Tuesday, April 12, 2016

Surfing a Storm Front to Nassau

A storm front was approaching, so we only had one day on Bird Cay.  We had to finish exploring the abandoned mansion and dinghy back to Robin in time to pull up the anchor and make the jump across the bay into the leeshore of Frazer's Hog Cay before night fell.  The sun set as we were entering the anchorage, and we found our spot of anchor-friendly sand by flashlight.  We waited a day and two nights in that anchorage as the wind slowly clocked from E to SE, through S and W eventually ending up NW.  Happily, Frazer's Hog Cay anchorage is protected and calm from all directions, and SV Pura Vida was there again rallying the eleven other boats in the anchorage on the radio.   That night they assured us that the wind would remain from the NW the next day as the front rolled through.  That would mean a predictable downwind run to Nassau, something that doesn't often happen.

Strong tidal currents surge back and forth from the deep Northwest Bahamas Passage ("the tongue of the ocean") and the shallow Bahamas banks every six hours, so I figured we would try to leave on an outward surge off of the Berry banks headed towards Nassau, hit low tide in the middle of the deep and catch the incoming surge into Nassau for the second half.  35+ knot winds and waves building to ten feet were predicted for the day.  I was hoping entering and exiting in a tidal surge moving the same direction as the wind would keep the waves down.  Surely my rough guess at favorable tidal currents would keep seas down to easy four foot rollers...

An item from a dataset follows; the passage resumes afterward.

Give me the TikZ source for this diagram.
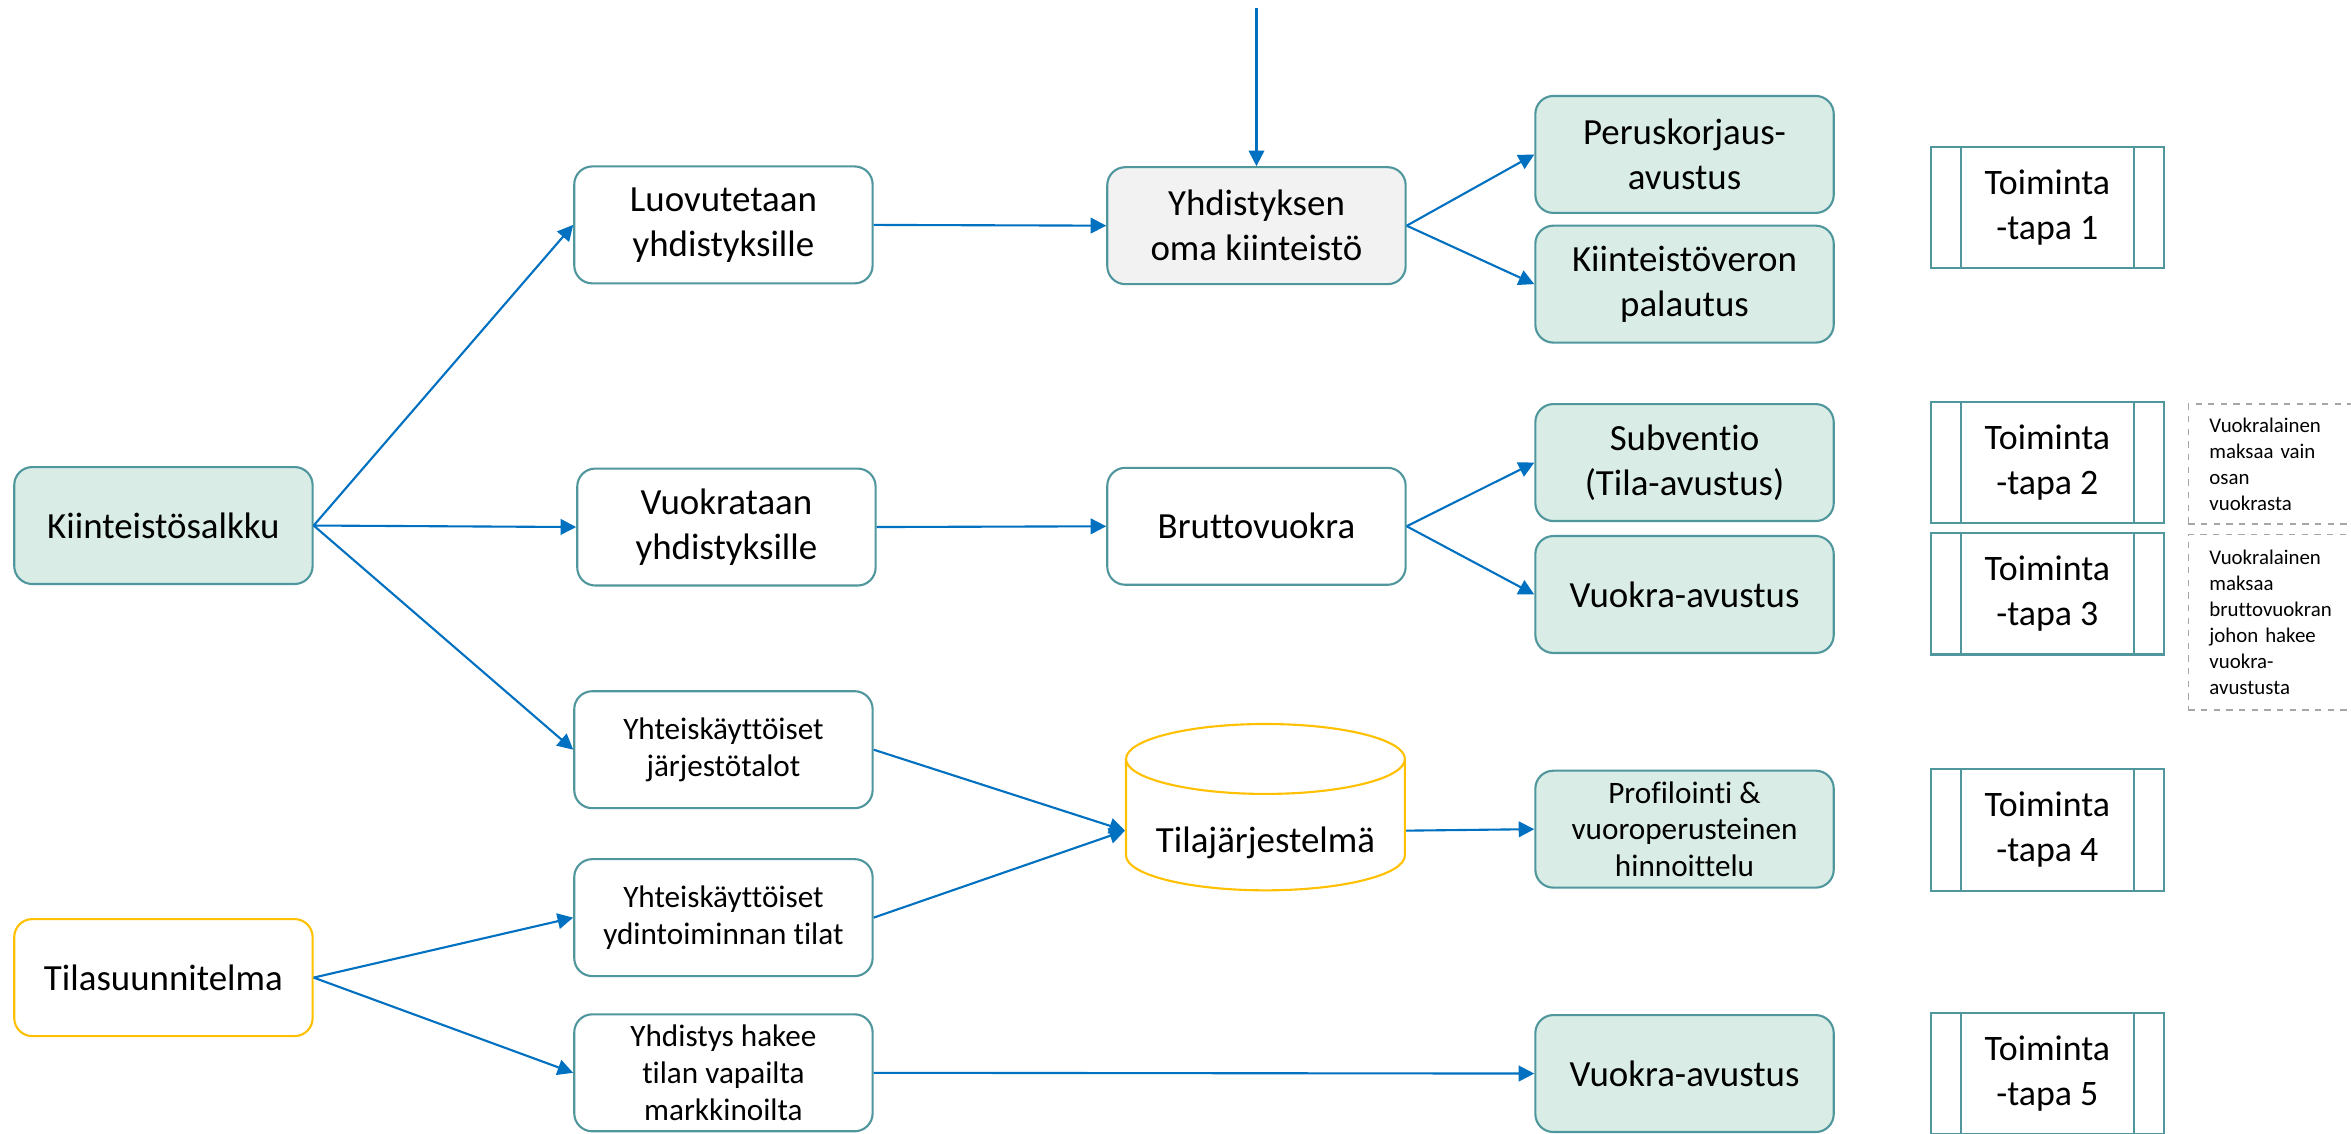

...35-40 knot winds built to ten foot seas by the afternoon.


Odd wave patterns converging from the two stretches of deep water behind us.


I didn't think that Robin's gloriously curved eight-ton fiberglass and lead underbody could surf, however GPS speedometer regularly surged more than three knots over base speed as the waves passed underneath.  We even hit 10.2 knots on some surfs. (though the overall readings could be influenced by tidal currents).  We started the day with a double reef in the mainsail, but were fully reefed shortly into the route.  Our tiniest triangles of sail were both pinned in place by 40 knot winds, and Robin plowed a massive trough in the ocean.  Bottomline, our 38 mile trip, anchor up to anchor down, took exactly 5 hours, giving an average speed of 7.6 knots ... in a classic full keel sailboat with a 25 foot waterline.  #micdrop  #mindsblown





Things build.



Eventually Sarah had to help me on the tiller during the hardest moments of windward helm.  It proved too much for Alfred (the self-steering windvane), and I was exhausted after nearly five hours of holding course and could barely handle it myself.   



We were happy to see land, even if it did mean the waves got steeper.  We surfed one last time past the lighthouse and breakwaters into Nassau Harbor entrance.  The waves immediately died down to a heavy chop and we finally struck sails as we made our way past the cruise ship docks to the anchorage.  There are even more videos of the passage on our YouTube channel if you didn't get your fix of POV sailing at casual bicycle speeds.





The anchor was barely in the ground before we prepped the dinghy and headed to shore to toast being alive and upright.  It took three drinks to calm down and a fourth to toast Robin's bad-ass-ery on a record setting passage.